Locate every line in the records below that contains the word "draw", and copy each one.

──────── SUPPLIED RECORDS ────────

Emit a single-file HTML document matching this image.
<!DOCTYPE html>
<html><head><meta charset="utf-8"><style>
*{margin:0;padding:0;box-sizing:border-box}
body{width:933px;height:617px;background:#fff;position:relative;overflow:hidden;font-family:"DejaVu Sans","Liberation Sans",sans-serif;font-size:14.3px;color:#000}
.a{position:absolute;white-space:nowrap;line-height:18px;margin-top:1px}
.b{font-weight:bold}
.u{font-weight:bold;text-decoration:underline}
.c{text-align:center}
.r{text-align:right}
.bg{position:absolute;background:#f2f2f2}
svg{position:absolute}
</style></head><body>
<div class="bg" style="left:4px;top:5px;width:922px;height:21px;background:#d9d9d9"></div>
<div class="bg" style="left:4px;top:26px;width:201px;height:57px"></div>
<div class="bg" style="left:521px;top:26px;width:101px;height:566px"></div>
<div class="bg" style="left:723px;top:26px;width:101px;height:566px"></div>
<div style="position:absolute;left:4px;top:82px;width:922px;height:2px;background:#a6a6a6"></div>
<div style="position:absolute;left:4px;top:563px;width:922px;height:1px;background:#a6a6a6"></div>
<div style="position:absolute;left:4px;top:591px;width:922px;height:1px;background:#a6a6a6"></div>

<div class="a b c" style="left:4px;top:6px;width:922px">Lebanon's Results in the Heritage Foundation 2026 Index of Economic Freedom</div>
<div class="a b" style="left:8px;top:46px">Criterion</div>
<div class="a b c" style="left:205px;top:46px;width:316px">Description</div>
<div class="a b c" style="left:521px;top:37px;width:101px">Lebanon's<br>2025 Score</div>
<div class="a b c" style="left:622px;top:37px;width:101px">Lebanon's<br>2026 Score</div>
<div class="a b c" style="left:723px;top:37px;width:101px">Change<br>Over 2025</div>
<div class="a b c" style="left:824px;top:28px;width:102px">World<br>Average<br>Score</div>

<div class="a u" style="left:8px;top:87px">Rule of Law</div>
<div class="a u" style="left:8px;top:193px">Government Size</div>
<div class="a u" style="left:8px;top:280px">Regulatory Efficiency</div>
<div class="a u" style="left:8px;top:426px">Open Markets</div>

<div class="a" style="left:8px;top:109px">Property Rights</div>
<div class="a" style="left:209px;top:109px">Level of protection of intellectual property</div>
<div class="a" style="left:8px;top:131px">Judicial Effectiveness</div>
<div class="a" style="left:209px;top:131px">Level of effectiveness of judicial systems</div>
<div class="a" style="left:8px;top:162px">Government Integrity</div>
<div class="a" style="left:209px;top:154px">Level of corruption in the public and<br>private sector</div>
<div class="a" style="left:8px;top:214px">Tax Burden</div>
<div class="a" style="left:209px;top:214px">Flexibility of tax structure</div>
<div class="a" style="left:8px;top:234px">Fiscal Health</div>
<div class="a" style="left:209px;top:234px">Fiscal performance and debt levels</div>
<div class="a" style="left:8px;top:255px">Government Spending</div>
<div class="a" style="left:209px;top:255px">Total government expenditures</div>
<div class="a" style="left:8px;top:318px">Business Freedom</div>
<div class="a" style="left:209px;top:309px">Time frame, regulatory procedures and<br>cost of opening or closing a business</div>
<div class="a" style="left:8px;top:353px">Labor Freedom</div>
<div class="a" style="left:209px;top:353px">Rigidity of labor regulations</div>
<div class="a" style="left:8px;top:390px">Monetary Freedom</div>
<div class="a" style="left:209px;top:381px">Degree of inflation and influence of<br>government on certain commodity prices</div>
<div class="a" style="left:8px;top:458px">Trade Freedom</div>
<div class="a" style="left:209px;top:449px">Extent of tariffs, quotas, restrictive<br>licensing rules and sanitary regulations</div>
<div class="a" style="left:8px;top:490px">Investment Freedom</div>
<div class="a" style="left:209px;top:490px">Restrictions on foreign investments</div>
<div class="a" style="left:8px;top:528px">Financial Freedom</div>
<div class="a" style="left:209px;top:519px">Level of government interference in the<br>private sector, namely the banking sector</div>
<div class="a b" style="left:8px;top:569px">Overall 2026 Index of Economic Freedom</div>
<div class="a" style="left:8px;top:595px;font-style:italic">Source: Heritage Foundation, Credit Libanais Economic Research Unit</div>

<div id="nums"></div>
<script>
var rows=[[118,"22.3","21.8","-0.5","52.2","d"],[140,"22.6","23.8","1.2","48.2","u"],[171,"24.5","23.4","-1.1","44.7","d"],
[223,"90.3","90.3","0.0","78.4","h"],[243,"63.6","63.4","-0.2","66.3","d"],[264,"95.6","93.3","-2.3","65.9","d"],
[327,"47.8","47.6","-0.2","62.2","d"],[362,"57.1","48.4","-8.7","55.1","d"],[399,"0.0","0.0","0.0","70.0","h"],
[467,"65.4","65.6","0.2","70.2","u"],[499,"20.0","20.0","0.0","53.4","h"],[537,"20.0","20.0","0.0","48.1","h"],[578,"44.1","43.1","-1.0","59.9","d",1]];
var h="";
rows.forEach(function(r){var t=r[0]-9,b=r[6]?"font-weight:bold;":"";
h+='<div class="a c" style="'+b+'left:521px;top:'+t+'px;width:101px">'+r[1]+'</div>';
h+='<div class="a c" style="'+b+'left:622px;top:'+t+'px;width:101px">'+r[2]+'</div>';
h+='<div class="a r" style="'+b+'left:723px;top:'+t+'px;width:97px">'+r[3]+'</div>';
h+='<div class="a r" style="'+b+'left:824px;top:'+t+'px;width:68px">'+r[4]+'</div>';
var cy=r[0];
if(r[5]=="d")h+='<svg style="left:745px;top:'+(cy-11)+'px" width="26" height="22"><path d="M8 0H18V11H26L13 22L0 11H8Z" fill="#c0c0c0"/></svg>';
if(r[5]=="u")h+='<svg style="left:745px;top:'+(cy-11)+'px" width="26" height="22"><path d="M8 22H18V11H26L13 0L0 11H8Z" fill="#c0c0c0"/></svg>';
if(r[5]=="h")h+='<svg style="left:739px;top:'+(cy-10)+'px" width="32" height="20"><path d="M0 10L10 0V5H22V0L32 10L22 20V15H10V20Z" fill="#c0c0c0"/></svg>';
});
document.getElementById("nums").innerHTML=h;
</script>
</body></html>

────────
──────── SUPPLIED RECORDS ────────

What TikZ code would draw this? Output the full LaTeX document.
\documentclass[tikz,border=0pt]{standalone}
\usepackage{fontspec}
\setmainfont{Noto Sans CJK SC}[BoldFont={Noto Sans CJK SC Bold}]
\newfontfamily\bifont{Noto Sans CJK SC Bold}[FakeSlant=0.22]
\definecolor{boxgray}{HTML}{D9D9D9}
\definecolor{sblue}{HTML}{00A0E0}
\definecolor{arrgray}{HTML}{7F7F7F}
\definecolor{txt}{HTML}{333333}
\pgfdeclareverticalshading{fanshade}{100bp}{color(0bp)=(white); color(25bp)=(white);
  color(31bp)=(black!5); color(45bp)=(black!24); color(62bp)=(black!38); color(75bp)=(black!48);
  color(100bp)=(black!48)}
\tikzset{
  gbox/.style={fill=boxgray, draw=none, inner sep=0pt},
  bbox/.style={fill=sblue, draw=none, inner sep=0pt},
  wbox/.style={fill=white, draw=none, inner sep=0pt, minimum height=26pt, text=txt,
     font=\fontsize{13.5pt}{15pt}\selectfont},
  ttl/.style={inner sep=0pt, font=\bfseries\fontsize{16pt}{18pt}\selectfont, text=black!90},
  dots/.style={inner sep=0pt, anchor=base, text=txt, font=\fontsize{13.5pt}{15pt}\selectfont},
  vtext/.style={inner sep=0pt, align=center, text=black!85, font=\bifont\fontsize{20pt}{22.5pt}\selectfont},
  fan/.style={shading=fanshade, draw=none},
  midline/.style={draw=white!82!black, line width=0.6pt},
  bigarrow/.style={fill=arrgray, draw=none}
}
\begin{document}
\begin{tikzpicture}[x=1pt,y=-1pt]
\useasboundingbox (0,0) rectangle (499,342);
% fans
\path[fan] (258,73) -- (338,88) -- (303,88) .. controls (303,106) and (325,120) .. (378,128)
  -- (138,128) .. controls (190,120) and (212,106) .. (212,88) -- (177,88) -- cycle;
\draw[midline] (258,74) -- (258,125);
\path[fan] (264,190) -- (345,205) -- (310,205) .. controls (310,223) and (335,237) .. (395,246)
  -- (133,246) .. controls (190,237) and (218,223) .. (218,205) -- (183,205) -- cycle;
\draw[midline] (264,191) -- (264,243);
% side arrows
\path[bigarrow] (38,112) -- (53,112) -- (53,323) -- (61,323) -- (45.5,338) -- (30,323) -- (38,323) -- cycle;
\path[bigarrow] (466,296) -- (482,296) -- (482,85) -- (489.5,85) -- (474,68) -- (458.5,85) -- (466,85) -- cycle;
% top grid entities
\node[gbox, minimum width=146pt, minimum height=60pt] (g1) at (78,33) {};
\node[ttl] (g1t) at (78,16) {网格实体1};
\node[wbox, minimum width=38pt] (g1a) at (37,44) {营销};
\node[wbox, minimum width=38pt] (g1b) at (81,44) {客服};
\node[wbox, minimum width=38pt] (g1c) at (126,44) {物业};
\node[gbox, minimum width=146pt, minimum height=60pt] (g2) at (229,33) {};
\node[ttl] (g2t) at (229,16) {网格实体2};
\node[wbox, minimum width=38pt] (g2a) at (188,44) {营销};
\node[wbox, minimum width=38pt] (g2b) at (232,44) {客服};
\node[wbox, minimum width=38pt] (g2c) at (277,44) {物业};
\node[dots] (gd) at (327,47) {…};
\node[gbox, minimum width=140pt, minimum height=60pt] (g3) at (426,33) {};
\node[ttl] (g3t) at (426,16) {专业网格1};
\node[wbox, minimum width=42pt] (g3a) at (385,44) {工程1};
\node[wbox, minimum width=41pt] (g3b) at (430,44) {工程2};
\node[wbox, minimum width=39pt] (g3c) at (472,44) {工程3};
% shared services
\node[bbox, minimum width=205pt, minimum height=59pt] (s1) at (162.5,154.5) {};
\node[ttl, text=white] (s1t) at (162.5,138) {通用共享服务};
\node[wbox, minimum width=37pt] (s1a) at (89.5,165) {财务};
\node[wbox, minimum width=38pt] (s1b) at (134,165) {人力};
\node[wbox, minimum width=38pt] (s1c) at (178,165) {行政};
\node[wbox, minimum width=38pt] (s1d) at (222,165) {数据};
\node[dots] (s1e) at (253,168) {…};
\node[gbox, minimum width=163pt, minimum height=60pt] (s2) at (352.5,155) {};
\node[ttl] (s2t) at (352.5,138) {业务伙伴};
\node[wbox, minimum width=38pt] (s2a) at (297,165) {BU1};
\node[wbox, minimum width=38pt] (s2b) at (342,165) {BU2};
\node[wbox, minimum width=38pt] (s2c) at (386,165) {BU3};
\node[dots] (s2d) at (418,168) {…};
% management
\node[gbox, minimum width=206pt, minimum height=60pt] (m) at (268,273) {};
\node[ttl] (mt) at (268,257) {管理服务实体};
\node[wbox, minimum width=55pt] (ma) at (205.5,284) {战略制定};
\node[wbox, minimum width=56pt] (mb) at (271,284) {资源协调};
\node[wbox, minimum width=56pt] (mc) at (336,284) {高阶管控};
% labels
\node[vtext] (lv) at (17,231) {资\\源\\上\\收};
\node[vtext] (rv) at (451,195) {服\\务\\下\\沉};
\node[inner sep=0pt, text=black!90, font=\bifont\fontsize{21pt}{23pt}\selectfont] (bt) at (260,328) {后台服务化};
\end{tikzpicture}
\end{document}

────────

IN RESPONSE —
What TikZ code would draw this? Output the full LaTeX document.
  gbox/.style={fill=boxgray, draw=none, inner sep=0pt},
  bbox/.style={fill=sblue, draw=none, inner sep=0pt},
  wbox/.style={fill=white, draw=none, inner sep=0pt, minimum height=26pt, text=txt,
  fan/.style={shading=fanshade, draw=none},
  midline/.style={draw=white!82!black, line width=0.6pt},
  bigarrow/.style={fill=arrgray, draw=none}
\draw[midline] (258,74) -- (258,125);
\draw[midline] (264,191) -- (264,243);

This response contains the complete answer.